Oct 282010

Shuttleworth’s recent announcement that Unity will be the default shell for Ubuntu 11.04 may have just tipped the scales in Fedora’s favor.

I’ve been a very happy Ubuntu consumer for several years. But as Canonical moves away from just being a fantastic integrator and tries to muscle its way into UI design, I find myself less and less content with their distribution. The recent themes and blurred graphics of the last two releases are far too garish (dark gray, purple, and orange – really?) to have general acceptance (just flat-out-dog-ass ugly in my opinion).

The windicators push has never made sense to me. Moving the window controls to the left to make room for the windicators…. uhm… what’s wrong with the space on the left? Are you too good for the left? I’ve also not heard of a single use-case for windicators that makes any sense at all. A shopping-cart? Really? Do you plan to get ebay, amazon, and the other 50 billion internet retailers to hook into it? If not, you’re left with yet another inconsistent user experience.

And now Unity. I blogged on my initial experience with Unity and am sad to say that things have only gotten worse.
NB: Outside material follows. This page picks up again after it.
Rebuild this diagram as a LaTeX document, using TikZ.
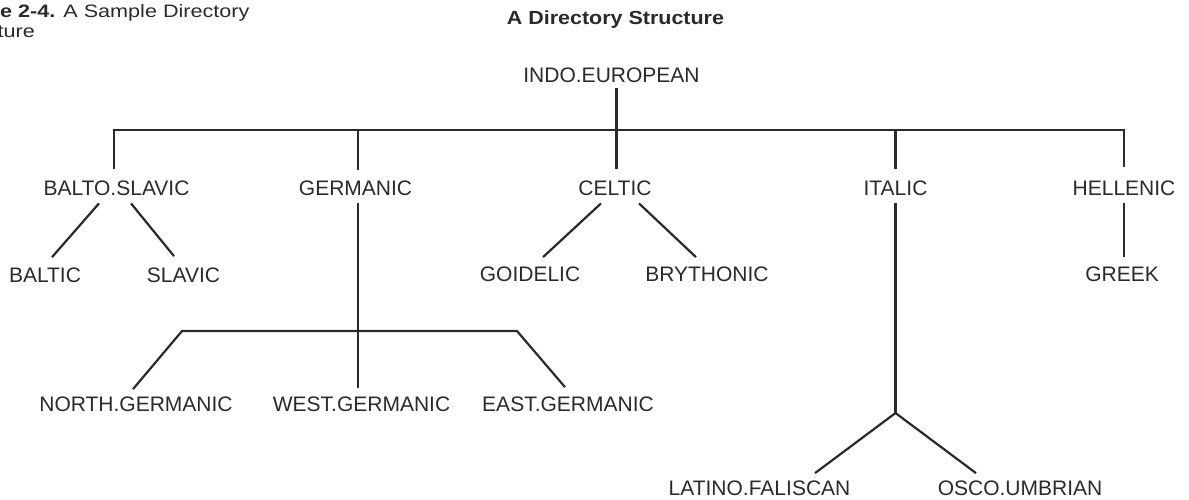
\documentclass[tikz,border=0pt]{standalone}
\usepackage{fontspec}
\setmainfont{Liberation Sans}
\usetikzlibrary{calc}
\definecolor{ink}{HTML}{2A2A2A}
\begin{document}
\begin{tikzpicture}[x=1pt,y=-1pt,
  lbl/.style={inner sep=0pt,anchor=base,text=ink,font=\fontsize{21}{25}\selectfont},
  conn/.style={draw=ink,line width=2.2pt,line cap=butt,line join=miter}]
\useasboundingbox (0,0) rectangle (1189,499);
% caption and title
\node[inner sep=0pt,anchor=base west,text=ink,font=\fontsize{18}{22}\selectfont] (cap1) at (0,17)
  {\scalebox{1.2}[1]{\textbf{e 2-4.} A Sample Directory}};
\node[inner sep=0pt,anchor=base west,text=ink,font=\fontsize{18}{22}\selectfont] (cap2) at (-2.5,37)
  {\scalebox{1.2}[1]{ture}};
\node[inner sep=0pt,anchor=base,text=ink,font=\fontsize{19}{23}\selectfont\bfseries] (title) at (615.5,24)
  {\scalebox{1.13}[1]{A Directory Structure}};
% nodes
\node[lbl] (indo) at (611.5,82) {INDO.EUROPEAN};
\node[lbl] (balto) at (116.5,195) {BALTO.SLAVIC};
\node[lbl] (germanic) at (355.5,195) {GERMANIC};
\node[lbl] (celtic) at (615,195) {CELTIC};
\node[lbl] (italic) at (895.5,195) {ITALIC};
\node[lbl] (hellenic) at (1124,195) {HELLENIC};
\node[lbl] (baltic) at (45,282) {BALTIC};
\node[lbl] (slavic) at (183.5,282) {SLAVIC};
\node[lbl] (goidelic) at (530,281) {GOIDELIC};
\node[lbl] (brythonic) at (707,281) {BRYTHONIC};
\node[lbl] (greek) at (1122,281) {GREEK};
\node[lbl] (north) at (136,411) {NORTH.GERMANIC};
\node[lbl] (west) at (361.5,411) {WEST.GERMANIC};
\node[lbl] (east) at (568,411) {EAST.GERMANIC};
\node[lbl] (latino) at (759.5,495) {LATINO.FALISCAN};
\node[lbl] (osco) at (1020,495) {OSCO.UMBRIAN};
% junctions
\coordinate (jt) at (616.5,130);
\coordinate (jb) at (114,130);
\coordinate (jg) at (358,130);
\coordinate (jc) at (616.5,130);
\coordinate (ji) at (895.5,130);
\coordinate (jh) at (1124,130);
\coordinate (jg2) at (358,331);
\coordinate (jn) at (182,331);
\coordinate (je) at (517,331);
\coordinate (jf) at (895.5,413);
% top level
\draw[conn] ($(indo.south -| jt)+(0,6)$) -- (jt);
\draw[conn] ($(balto.north -| jb)+(0,-11)$) -- (jb) -- (jh) -- ($(hellenic.north -| jh)+(0,-13)$);
\draw[conn] (jg) -- ($(germanic.north -| jg)+(0,-10)$);
\draw[conn] (jc) -- ($(celtic.north -| jc)+(0,-11)$);
\draw[conn] (ji) -- ($(italic.north -| ji)+(0,-11)$);
% balto-slavic
\draw[conn] ($(balto.south)+(-17.5,8)$) -- ($(baltic.north)+(7,-10)$);
\draw[conn] ($(balto.south)+(14.5,8)$) -- ($(slavic.north)+(-9.5,-11)$);
% celtic
\draw[conn] ($(celtic.south)+(-14,8)$) -- ($(goidelic.north)+(13,-9)$);
\draw[conn] ($(celtic.south)+(24,8)$) -- ($(brythonic.north)+(-11,-9)$);
% hellenic
\draw[conn] ($(hellenic.south)+(0,8)$) -- ($(greek.north -| hellenic.south)+(0,-9)$);
% germanic
\draw[conn] ($(germanic.south -| jg2)+(0,8)$) -- ($(west.north -| jg2)+(0,-8)$);
\draw[conn] ($(north.north)+(-3,-7)$) -- (jn) -- (je) -- ($(east.north)+(-3,-9)$);
% italic
\draw[conn] ($(italic.south -| jf)+(0,8)$) -- (jf);
\draw[conn] ($(latino.north)+(55.5,-7)$) -- (jf) -- ($(osco.north)+(-44,-7)$);
\end{tikzpicture}
\end{document}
Part of the problem is clearly that it simply wasn’t ready to be part of an official release. The file-manager is useless, infuriating my wife as she tried to copy a file to her USB drive (requiring my intervention). The family has announced their dislike for the shell and a downgrade to 10.04 is on my todo list until such time as MeeGo gets multi-user support.

And how about quality? With all the attention on UI design, it is my opinion that the 10.10 Maverick release fell significantly shy of Canonical’s fairly stellar integration and QA standards. Since the upgrade to 10.10 both my ThinkPad x201 and our family Toshiba NB-305 netbook must have the nm-applet manually killed and restarted after a resume as the icon disappears from the panel, and it won’t reconnect to the wireless access point. My x201 suffers from some dbus error which I avoid by running the Lucid kernel.

Come on Canonical, you’re better than this! Your consumers expect better from you. By all means, expand your horizons, apply your vast resources to innovation, improve the Linux Desktop user experience, but please, don’t neglect what made you great – a polished distribution that brought Linux to the masses.